In Riley v. California, the U.S. Supreme Court held that the police generally may not, without a warrant, search digital information on a cell phone seized following arrest. The Court reasoned that cell phones are different from other kinds of things people carry on their persons. Your cell phone is like a detailed diary that can reveal highly personal information going back years. It makes sense, that the Court concluded, to give cell phones extra protection by requiring a warrant. The case got us thinking about privacy protections generally. So what’s the law here in Texas? Last legislative session in Texas, over 100 members of the House signed on as co-authors or co-sponsors to legislation requiring law enforcement officers to get a search warrant prior to accessing location data from your cell phone company. Currently, law enforcement requests this personal information via a secret subpoena process. Location data can reveal what church you attend, what political and social groups you belong to, if you are married or having an affair, what bars you frequent, and many other personal details. In many ways, Texas legislators were grappling with the same issues the Supreme Court dealt with in Riley. Because so much data is collected and stored by wireless devices and other electronics, our policymakers are faced with important questions about how to update the law to protect our privacy and 4th amendment rights. Here are the 4 things you should know about electronic privacy in Texas:

1. Texas has not yet passed protections for your cell phone location data.

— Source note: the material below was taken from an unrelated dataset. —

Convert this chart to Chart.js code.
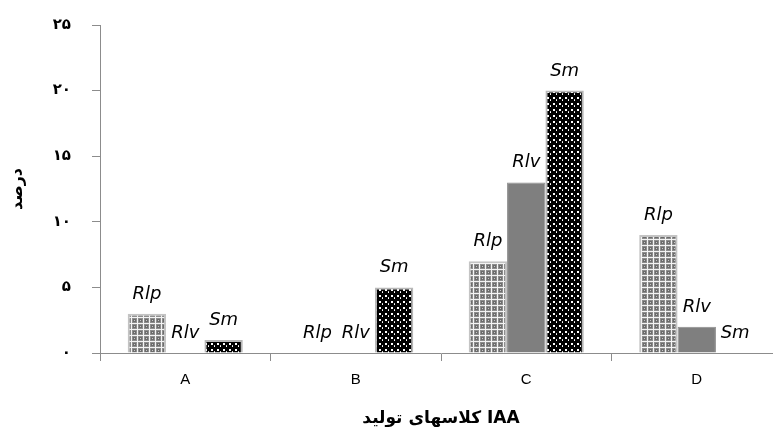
<!DOCTYPE html>
<html>
<head>
<meta charset="utf-8">
<script src="https://cdn.jsdelivr.net/npm/chart.js@4.4.0/dist/chart.umd.min.js"></script>
<style>
    html, body { margin: 0; padding: 0; background: #fff; overflow: hidden; }
    #wrap { width: 790px; height: 430px; }
</style>
</head>
<body>
<div id="wrap"><canvas id="chart" width="790" height="430"></canvas></div>
<script>
// IAA production classes
const categories = ['A', 'B', 'C', 'D'];
const seriesNames = ['Rlp', 'Rlv', 'Sm'];
const rlpValues = [3, 0, 7, 9];
const rlvValues = [0, 0, 13, 2];
const smValues = [1, 5, 20, 0];
const yTicks = [0, 5, 10, 15, 20, 25];

const faDigits = '۰۱۲۳۴۵۶۷۸۹';
function toPersian(n) {
    return String(n).replace(/\d/g, d => faDigits[d]);
}

// Fill patterns built on small tiles
function makePattern(size, draw) {
    const c = document.createElement('canvas');
    c.width = size; c.height = size;
    const t = c.getContext('2d');
    draw(t, size);
    return t.createPattern(c, 'repeat');
}

const ctx = document.getElementById('chart').getContext('2d');

const rlpFill = makePattern(6, (t) => {
    t.fillStyle = '#8e8e8e';
    t.fillRect(0, 0, 6, 6);
    t.fillStyle = '#f4f4f4';
    t.fillRect(0, 5, 6, 1);
    t.fillRect(5, 0, 1, 6);
    t.fillStyle = '#6c6c6c';
    t.fillRect(1, 1, 3, 3);
    t.fillStyle = '#c8c8c8';
    t.fillRect(2, 2, 1, 1);
});

const smFill = makePattern(6, (t) => {
    t.fillStyle = '#000';
    t.fillRect(0, 0, 6, 6);
    t.fillStyle = '#fff';
    t.fillRect(1, 1, 2, 2);
    t.fillRect(4, 4, 1, 1);
    t.fillStyle = '#d0d0d0';
    t.fillRect(4, 3, 1, 1);
});

// Labels above every bar, zero bars included
const barLabels = {
    id: 'barLabels',
    afterDatasetsDraw(chart) {
        const c = chart.ctx;
        c.save();
        c.font = 'italic 18px "DejaVu Sans"';
        c.fillStyle = '#000';
        c.textAlign = 'center';
        c.textBaseline = 'alphabetic';
        chart.data.datasets.forEach((ds, i) => {
            chart.getDatasetMeta(i).data.forEach((bar) => {
                c.fillText(ds.label, bar.x, bar.y - 15);
            });
        });
        c.restore();
    }
};

const axisColor = '#8c8c8c';

new Chart(ctx, {
    type: 'bar',
    data: {
        labels: categories,
        datasets: [{
            label: seriesNames[0],
            data: rlpValues,
            backgroundColor: rlpFill,
            borderColor: '#c4c4c4',
            borderWidth: 2
        }, {
            label: seriesNames[1],
            data: rlvValues,
            backgroundColor: '#7f7f7f',
            borderColor: '#8a8a8a',
            borderWidth: 1
        }, {
            label: seriesNames[2],
            data: smValues,
            backgroundColor: smFill,
            borderColor: '#b8b8b8',
            borderWidth: 2
        }]
    },
    options: {
        responsive: false,
        animation: false,
        layout: {
            padding: { top: 25, right: 8, bottom: 0, left: 0 }
        },
        datasets: {
            bar: {
                categoryPercentage: 0.675,
                barPercentage: 1.0
            }
        },
        scales: {
            x: {
                afterFit(scale) { scale.height = 77; },
                grid: {
                    offset: true,
                    drawOnChartArea: false,
                    color: axisColor,
                    tickLength: 8
                },
                border: { color: axisColor },
                ticks: {
                    color: '#000',
                    padding: 10,
                    font: { family: '"Liberation Sans"', size: 15 }
                },
                title: {
                    display: true,
                    text: 'کلاسهای تولید IAA',
                    color: '#000',
                    padding: { top: 0, bottom: 1 },
                    font: { family: '"DejaVu Sans"', size: 17, weight: 'bold' }
                }
            },
            y: {
                min: 0,
                max: 25,
                afterFit(scale) {
                    scale.width = 100;
                    // tick padding would otherwise push the plot top down
                    scale.paddingTop = 0;
                    scale.paddingBottom = 0;
                },
                afterBuildTicks(scale) {
                    scale.ticks = yTicks.map(v => ({ value: v }));
                },
                grid: {
                    drawOnChartArea: false,
                    color: axisColor,
                    tickLength: 8
                },
                border: { color: axisColor },
                ticks: {
                    color: '#000',
                    padding: 21,
                    font: { family: '"DejaVu Sans"', size: 15, weight: 'bold' },
                    callback: function(value) {
                        return toPersian(value);
                    }
                },
                title: {
                    display: true,
                    text: 'درصد',
                    color: '#000',
                    padding: { top: 8, bottom: 0 },
                    font: { family: '"DejaVu Sans"', size: 16, weight: 'bold' }
                }
            }
        },
        plugins: {
            legend: { display: false },
            tooltip: { enabled: false }
        }
    },
    plugins: [barLabels]
});
</script>
</body>
</html>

The bill from last session stalled at the end of session.

2. However, our state passed important protections for your email in an amendment to another bill.

The amendment requires a search warrant for government access to stored communications..

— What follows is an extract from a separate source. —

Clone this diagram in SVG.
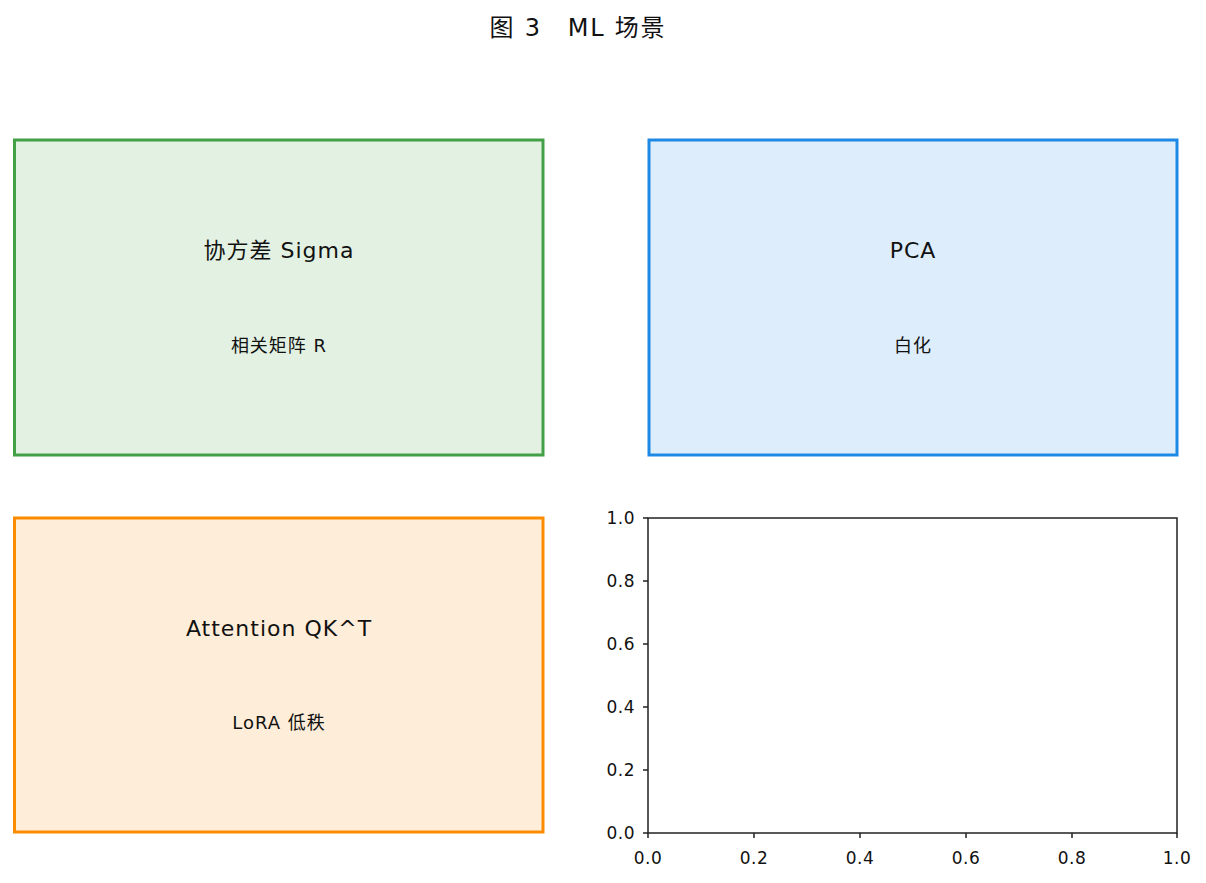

3. In the upcoming legislative session, the ACLU of Texas as part of the Texas Electronic Privacy Coalition will again advocate for warrant protections for your location information.

We will also advocate for regulation of automatic license plate readers and Stingray devices that collect cell phone location data via a dummy cell tower.

4. We can have Texas solutions to privacy problems instead of waiting for the federal government to act.

When it comes to updating privacy protections, we have every opportunity to be ahead of the game. Important updates to state law can work in concert with today’s Supreme Court opinion and federal efforts to curtail NSA spying via the USA Freedom Act. Texans want a government that does not spy on it’s residents. Let’s lead the way in updating our laws to ensure our privacy is protected and the 4th amendment remains a living, breathing protection for us all.